THE EXERCISE:
Exclude images, then output the remaining data verbatim.

DATA EXCERPT:
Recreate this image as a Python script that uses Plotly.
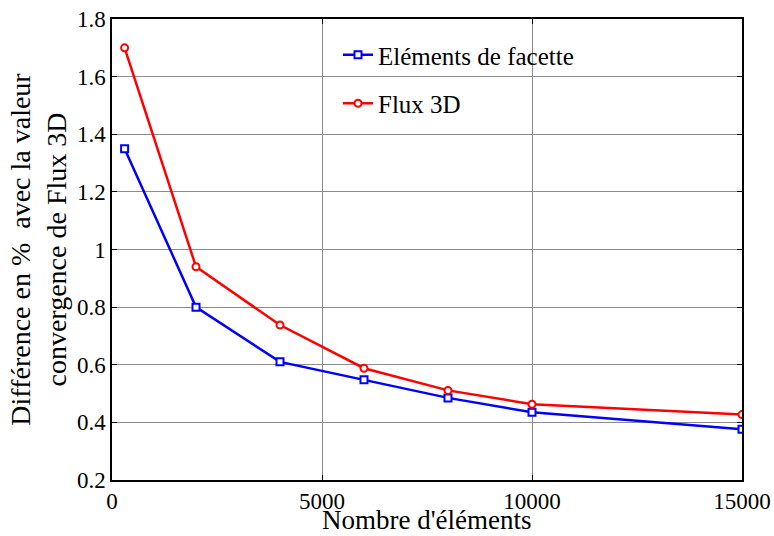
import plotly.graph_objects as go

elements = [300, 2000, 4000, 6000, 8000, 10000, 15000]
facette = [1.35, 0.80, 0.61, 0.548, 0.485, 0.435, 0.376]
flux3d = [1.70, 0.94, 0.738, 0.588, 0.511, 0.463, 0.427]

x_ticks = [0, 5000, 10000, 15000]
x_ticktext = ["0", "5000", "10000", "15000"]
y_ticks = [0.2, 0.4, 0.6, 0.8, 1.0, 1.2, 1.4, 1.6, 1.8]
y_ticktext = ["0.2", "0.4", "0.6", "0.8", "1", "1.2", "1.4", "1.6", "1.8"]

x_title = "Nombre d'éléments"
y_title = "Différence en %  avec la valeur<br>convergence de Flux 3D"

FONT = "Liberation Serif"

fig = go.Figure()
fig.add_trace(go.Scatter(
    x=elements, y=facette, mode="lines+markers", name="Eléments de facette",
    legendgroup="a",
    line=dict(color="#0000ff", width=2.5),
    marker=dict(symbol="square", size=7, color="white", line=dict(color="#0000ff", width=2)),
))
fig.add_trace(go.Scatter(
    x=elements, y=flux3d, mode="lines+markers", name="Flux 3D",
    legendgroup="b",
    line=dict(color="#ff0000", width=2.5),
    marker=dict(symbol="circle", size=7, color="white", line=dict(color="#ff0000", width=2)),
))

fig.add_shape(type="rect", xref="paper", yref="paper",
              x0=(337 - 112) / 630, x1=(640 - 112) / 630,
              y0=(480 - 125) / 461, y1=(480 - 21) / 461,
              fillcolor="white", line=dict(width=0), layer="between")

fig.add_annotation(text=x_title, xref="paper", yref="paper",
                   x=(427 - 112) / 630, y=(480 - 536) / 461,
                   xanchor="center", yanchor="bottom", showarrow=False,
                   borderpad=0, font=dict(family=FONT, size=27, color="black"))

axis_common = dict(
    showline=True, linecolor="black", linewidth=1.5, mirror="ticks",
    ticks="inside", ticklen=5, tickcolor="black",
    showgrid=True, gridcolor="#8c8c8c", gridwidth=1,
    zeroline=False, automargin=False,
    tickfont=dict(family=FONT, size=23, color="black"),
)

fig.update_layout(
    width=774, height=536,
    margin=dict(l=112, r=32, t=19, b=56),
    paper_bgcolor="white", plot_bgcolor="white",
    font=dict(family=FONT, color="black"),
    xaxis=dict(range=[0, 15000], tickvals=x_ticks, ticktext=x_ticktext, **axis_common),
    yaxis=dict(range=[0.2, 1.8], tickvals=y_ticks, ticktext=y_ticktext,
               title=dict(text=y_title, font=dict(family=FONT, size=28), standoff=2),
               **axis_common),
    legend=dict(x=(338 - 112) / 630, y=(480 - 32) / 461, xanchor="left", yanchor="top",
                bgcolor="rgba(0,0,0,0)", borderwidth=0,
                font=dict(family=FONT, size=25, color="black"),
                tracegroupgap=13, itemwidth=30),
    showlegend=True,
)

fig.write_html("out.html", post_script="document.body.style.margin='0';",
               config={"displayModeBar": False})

CORRECT RESULT:
Recreate this image as a Python script that uses Plotly.
import plotly.graph_objects as go

elements = [300, 2000, 4000, 6000, 8000, 10000, 15000]
facette = [1.35, 0.80, 0.61, 0.548, 0.485, 0.435, 0.376]
flux3d = [1.70, 0.94, 0.738, 0.588, 0.511, 0.463, 0.427]

x_ticks = [0, 5000, 10000, 15000]
x_ticktext = ["0", "5000", "10000", "15000"]
y_ticks = [0.2, 0.4, 0.6, 0.8, 1.0, 1.2, 1.4, 1.6, 1.8]
y_ticktext = ["0.2", "0.4", "0.6", "0.8", "1", "1.2", "1.4", "1.6", "1.8"]

x_title = "Nombre d'éléments"
y_title = "Différence en %  avec la valeur<br>convergence de Flux 3D"

FONT = "Liberation Serif"

fig = go.Figure()
fig.add_trace(go.Scatter(
    x=elements, y=facette, mode="lines+markers", name="Eléments de facette",
    legendgroup="a",
    line=dict(color="#0000ff", width=2.5),
    marker=dict(symbol="square", size=7, color="white", line=dict(color="#0000ff", width=2)),
))
fig.add_trace(go.Scatter(
    x=elements, y=flux3d, mode="lines+markers", name="Flux 3D",
    legendgroup="b",
    line=dict(color="#ff0000", width=2.5),
    marker=dict(symbol="circle", size=7, color="white", line=dict(color="#ff0000", width=2)),
))

fig.add_shape(type="rect", xref="paper", yref="paper",
              x0=(337 - 112) / 630, x1=(640 - 112) / 630,
              y0=(480 - 125) / 461, y1=(480 - 21) / 461,
              fillcolor="white", line=dict(width=0), layer="between")

fig.add_annotation(text=x_title, xref="paper", yref="paper",
                   x=(427 - 112) / 630, y=(480 - 536) / 461,
                   xanchor="center", yanchor="bottom", showarrow=False,
                   borderpad=0, font=dict(family=FONT, size=27, color="black"))

axis_common = dict(
    showline=True, linecolor="black", linewidth=1.5, mirror="ticks",
    ticks="inside", ticklen=5, tickcolor="black",
    showgrid=True, gridcolor="#8c8c8c", gridwidth=1,
    zeroline=False, automargin=False,
    tickfont=dict(family=FONT, size=23, color="black"),
)

fig.update_layout(
    width=774, height=536,
    margin=dict(l=112, r=32, t=19, b=56),
    paper_bgcolor="white", plot_bgcolor="white",
    font=dict(family=FONT, color="black"),
    xaxis=dict(range=[0, 15000], tickvals=x_ticks, ticktext=x_ticktext, **axis_common),
    yaxis=dict(range=[0.2, 1.8], tickvals=y_ticks, ticktext=y_ticktext,
               title=dict(text=y_title, font=dict(family=FONT, size=28), standoff=2),
               **axis_common),
    legend=dict(x=(338 - 112) / 630, y=(480 - 32) / 461, xanchor="left", yanchor="top",
                bgcolor="rgba(0,0,0,0)", borderwidth=0,
                font=dict(family=FONT, size=25, color="black"),
                tracegroupgap=13, itemwidth=30),
    showlegend=True,
)

fig.write_html("out.html", post_script="document.body.style.margin='0';",
               config={"displayModeBar": False})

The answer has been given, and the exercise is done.